• **TASK OBJECTIVE**
Reproduce the lines from the one bearing "Reproduce this chart with matplotlib." through the one bearing "0.724, 0.717, 0.679]", inclusive. Copy them exactly; include no other line.

• **RECORDS PROVIDED**
_ _ _ _ _

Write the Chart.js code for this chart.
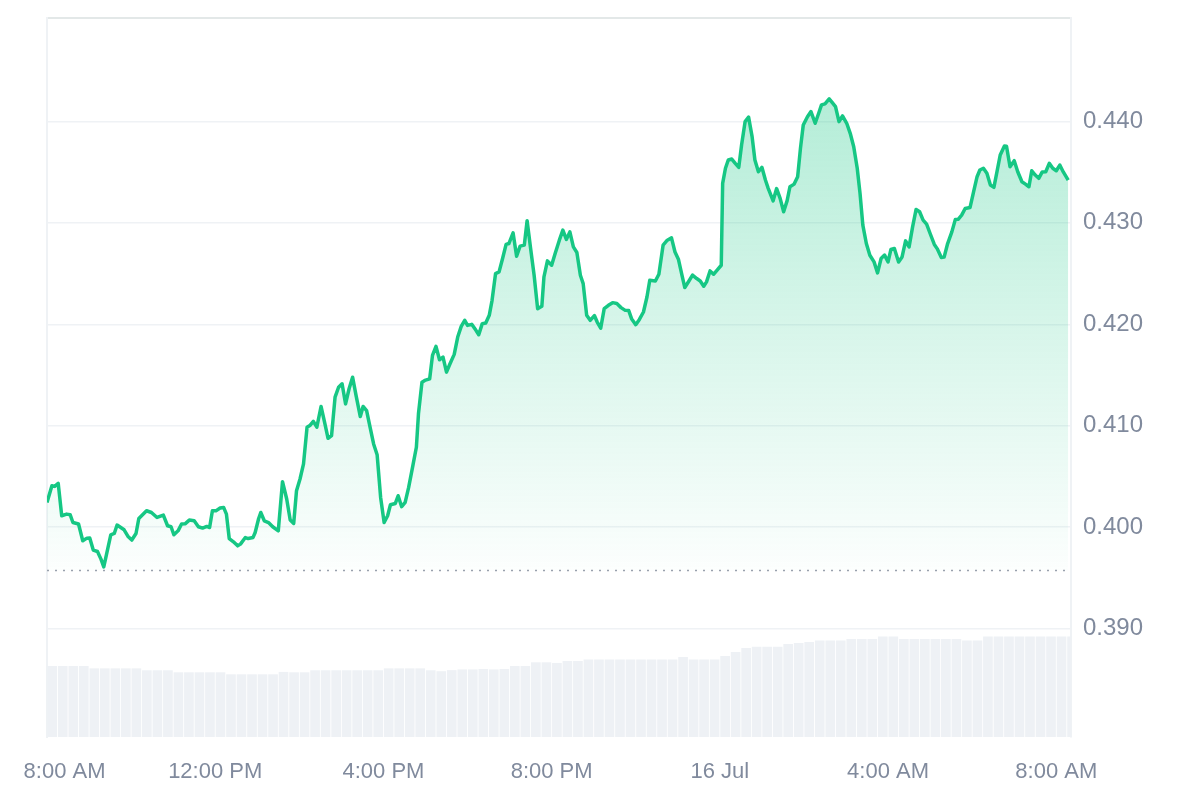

_ _ _ _ _

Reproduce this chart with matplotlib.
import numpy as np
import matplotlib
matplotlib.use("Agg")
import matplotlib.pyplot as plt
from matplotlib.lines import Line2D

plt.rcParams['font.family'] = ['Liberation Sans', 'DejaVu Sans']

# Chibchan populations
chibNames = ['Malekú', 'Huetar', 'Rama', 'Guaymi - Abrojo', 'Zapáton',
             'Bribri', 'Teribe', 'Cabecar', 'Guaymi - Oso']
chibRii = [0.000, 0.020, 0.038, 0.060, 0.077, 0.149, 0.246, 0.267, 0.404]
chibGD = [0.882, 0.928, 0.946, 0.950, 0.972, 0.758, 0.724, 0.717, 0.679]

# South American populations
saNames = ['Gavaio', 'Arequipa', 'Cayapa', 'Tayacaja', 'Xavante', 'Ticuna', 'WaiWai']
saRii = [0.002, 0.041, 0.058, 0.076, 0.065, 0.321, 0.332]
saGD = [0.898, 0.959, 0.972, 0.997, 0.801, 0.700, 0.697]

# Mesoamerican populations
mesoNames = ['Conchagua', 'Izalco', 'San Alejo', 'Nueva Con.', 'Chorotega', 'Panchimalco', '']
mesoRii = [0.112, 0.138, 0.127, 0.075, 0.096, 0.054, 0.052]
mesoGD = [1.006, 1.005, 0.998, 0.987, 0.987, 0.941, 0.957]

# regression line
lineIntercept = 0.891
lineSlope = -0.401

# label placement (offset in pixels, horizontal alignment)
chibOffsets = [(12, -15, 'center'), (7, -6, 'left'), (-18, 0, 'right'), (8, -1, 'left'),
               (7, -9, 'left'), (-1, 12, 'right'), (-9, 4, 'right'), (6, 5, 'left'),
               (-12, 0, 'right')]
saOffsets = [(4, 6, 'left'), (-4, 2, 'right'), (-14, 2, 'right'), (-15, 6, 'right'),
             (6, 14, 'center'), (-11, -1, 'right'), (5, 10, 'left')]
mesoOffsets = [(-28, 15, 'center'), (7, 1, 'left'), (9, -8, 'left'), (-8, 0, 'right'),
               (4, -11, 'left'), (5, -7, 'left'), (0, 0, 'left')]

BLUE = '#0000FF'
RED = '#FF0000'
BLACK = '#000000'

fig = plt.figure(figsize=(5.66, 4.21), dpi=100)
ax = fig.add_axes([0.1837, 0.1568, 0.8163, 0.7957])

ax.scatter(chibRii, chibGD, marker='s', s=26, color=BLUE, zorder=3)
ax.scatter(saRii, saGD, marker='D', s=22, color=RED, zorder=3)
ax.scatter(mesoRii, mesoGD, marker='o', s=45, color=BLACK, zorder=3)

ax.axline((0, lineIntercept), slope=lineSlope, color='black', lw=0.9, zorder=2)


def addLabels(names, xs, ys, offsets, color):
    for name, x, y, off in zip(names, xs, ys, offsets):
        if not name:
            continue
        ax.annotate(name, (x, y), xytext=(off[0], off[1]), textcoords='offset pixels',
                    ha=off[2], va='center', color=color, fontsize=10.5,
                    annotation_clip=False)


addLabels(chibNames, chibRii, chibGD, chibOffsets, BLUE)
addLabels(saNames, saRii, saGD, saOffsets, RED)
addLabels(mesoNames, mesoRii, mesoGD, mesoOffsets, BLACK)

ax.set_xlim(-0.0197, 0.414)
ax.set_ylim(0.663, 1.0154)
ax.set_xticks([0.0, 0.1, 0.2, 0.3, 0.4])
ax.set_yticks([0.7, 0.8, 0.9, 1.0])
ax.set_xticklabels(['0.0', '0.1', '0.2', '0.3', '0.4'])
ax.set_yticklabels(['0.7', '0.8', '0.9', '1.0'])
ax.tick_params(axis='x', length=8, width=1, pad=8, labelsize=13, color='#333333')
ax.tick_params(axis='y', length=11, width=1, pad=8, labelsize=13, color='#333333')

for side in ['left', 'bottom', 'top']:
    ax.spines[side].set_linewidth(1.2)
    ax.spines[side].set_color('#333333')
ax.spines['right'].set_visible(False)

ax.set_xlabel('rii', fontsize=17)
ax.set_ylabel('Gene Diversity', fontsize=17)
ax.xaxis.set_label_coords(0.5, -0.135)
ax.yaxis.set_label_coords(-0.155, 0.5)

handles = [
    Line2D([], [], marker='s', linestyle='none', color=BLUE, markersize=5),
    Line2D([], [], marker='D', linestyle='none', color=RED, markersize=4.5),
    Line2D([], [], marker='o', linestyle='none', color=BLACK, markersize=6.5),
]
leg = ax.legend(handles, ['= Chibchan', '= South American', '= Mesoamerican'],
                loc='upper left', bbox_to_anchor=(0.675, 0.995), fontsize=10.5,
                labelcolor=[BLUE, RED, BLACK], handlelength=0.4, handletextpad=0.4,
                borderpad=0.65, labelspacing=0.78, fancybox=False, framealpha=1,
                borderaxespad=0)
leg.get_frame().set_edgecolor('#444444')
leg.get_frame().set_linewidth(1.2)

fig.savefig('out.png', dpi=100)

_ _ _ _ _

• **ANSWER TO THIS TASK**
Reproduce this chart with matplotlib.
import numpy as np
import matplotlib
matplotlib.use("Agg")
import matplotlib.pyplot as plt
from matplotlib.lines import Line2D

plt.rcParams['font.family'] = ['Liberation Sans', 'DejaVu Sans']

# Chibchan populations
chibNames = ['Malekú', 'Huetar', 'Rama', 'Guaymi - Abrojo', 'Zapáton',
             'Bribri', 'Teribe', 'Cabecar', 'Guaymi - Oso']
chibRii = [0.000, 0.020, 0.038, 0.060, 0.077, 0.149, 0.246, 0.267, 0.404]
chibGD = [0.882, 0.928, 0.946, 0.950, 0.972, 0.758, 0.724, 0.717, 0.679]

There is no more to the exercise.